→ **Work to be completed**
Do not carry the pictures over; copy every other part of the entries exactly.

→ **Exercise materials**
§ §

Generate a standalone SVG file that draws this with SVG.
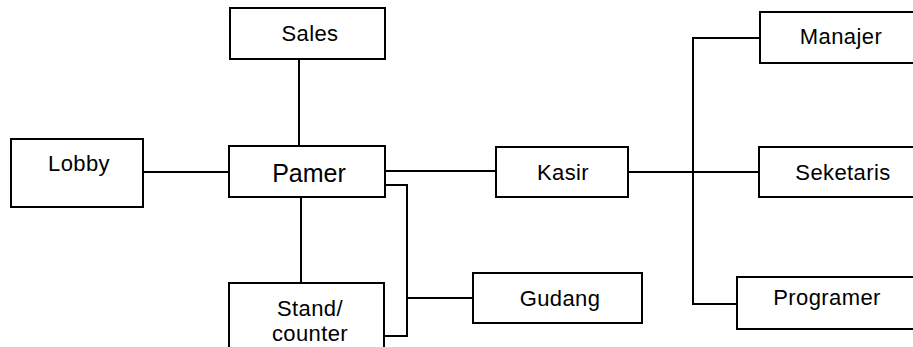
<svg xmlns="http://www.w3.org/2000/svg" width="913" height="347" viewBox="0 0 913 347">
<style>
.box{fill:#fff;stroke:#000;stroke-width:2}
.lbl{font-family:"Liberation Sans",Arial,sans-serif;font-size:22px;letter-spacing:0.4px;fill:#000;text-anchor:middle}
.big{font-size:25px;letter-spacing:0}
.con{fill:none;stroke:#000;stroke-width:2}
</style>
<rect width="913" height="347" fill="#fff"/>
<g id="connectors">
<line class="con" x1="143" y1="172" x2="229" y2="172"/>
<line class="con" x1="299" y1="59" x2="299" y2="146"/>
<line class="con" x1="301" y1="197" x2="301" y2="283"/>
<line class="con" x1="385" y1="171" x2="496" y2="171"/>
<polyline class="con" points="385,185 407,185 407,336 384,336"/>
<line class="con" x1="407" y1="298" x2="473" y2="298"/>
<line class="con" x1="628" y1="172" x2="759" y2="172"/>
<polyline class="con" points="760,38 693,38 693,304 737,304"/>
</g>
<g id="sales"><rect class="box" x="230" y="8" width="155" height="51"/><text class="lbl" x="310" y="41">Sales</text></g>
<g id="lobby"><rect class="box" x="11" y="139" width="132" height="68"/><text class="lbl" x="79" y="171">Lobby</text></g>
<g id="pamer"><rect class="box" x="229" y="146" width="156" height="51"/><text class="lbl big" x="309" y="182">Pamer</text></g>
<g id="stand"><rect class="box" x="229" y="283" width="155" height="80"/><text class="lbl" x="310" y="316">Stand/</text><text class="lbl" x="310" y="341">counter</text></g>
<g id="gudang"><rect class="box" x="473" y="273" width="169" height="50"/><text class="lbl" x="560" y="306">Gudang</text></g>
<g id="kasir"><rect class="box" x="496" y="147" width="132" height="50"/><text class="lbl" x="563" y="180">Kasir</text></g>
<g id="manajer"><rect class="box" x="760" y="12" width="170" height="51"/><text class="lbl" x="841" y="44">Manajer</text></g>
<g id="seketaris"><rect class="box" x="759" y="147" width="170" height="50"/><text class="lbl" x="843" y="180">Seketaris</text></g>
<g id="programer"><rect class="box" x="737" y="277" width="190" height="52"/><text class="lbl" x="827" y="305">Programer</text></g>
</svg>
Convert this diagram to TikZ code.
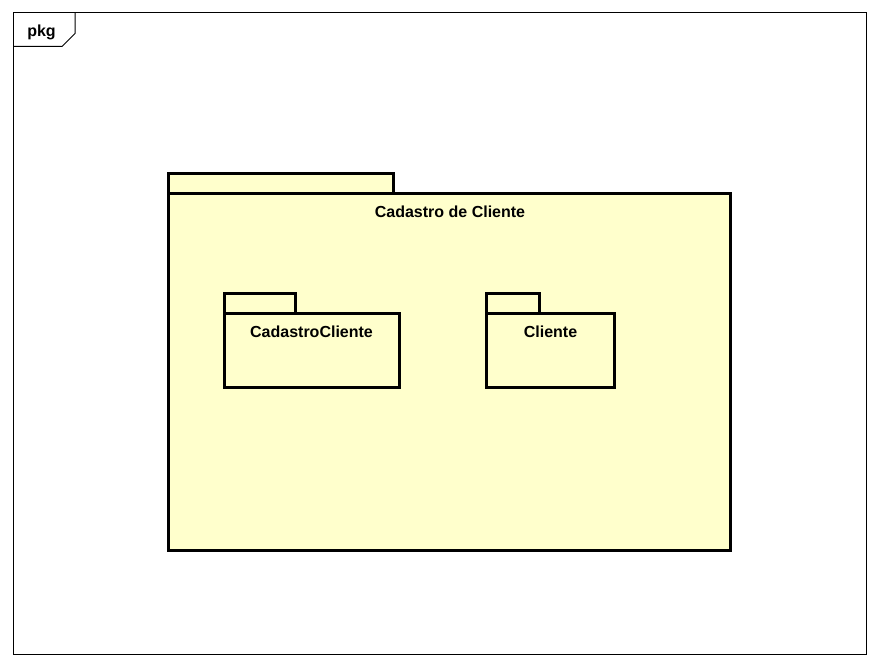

§ §

→ **Exercise solution**
Generate a standalone SVG file that draws this with SVG.
<svg xmlns="http://www.w3.org/2000/svg" width="913" height="347" viewBox="0 0 913 347">
<style>
.box{fill:#fff;stroke:#000;stroke-width:2}
.lbl{font-family:"Liberation Sans",Arial,sans-serif;font-size:22px;letter-spacing:0.4px;fill:#000;text-anchor:middle}
.big{font-size:25px;letter-spacing:0}
.con{fill:none;stroke:#000;stroke-width:2}
</style>
<rect width="913" height="347" fill="#fff"/>
<g id="connectors">
<line class="con" x1="143" y1="172" x2="229" y2="172"/>
<line class="con" x1="299" y1="59" x2="299" y2="146"/>
<line class="con" x1="301" y1="197" x2="301" y2="283"/>
<line class="con" x1="385" y1="171" x2="496" y2="171"/>
<polyline class="con" points="385,185 407,185 407,336 384,336"/>
<line class="con" x1="407" y1="298" x2="473" y2="298"/>
<line class="con" x1="628" y1="172" x2="759" y2="172"/>
<polyline class="con" points="760,38 693,38 693,304 737,304"/>
</g>
<g id="sales"><rect class="box" x="230" y="8" width="155" height="51"/><text class="lbl" x="310" y="41">Sales</text></g>
<g id="lobby"><rect class="box" x="11" y="139" width="132" height="68"/><text class="lbl" x="79" y="171">Lobby</text></g>
<g id="pamer"><rect class="box" x="229" y="146" width="156" height="51"/><text class="lbl big" x="309" y="182">Pamer</text></g>
<g id="stand"><rect class="box" x="229" y="283" width="155" height="80"/><text class="lbl" x="310" y="316">Stand/</text><text class="lbl" x="310" y="341">counter</text></g>
<g id="gudang"><rect class="box" x="473" y="273" width="169" height="50"/><text class="lbl" x="560" y="306">Gudang</text></g>
<g id="kasir"><rect class="box" x="496" y="147" width="132" height="50"/><text class="lbl" x="563" y="180">Kasir</text></g>
<g id="manajer"><rect class="box" x="760" y="12" width="170" height="51"/><text class="lbl" x="841" y="44">Manajer</text></g>
<g id="seketaris"><rect class="box" x="759" y="147" width="170" height="50"/><text class="lbl" x="843" y="180">Seketaris</text></g>
<g id="programer"><rect class="box" x="737" y="277" width="190" height="52"/><text class="lbl" x="827" y="305">Programer</text></g>
</svg>
Convert this diagram to TikZ code.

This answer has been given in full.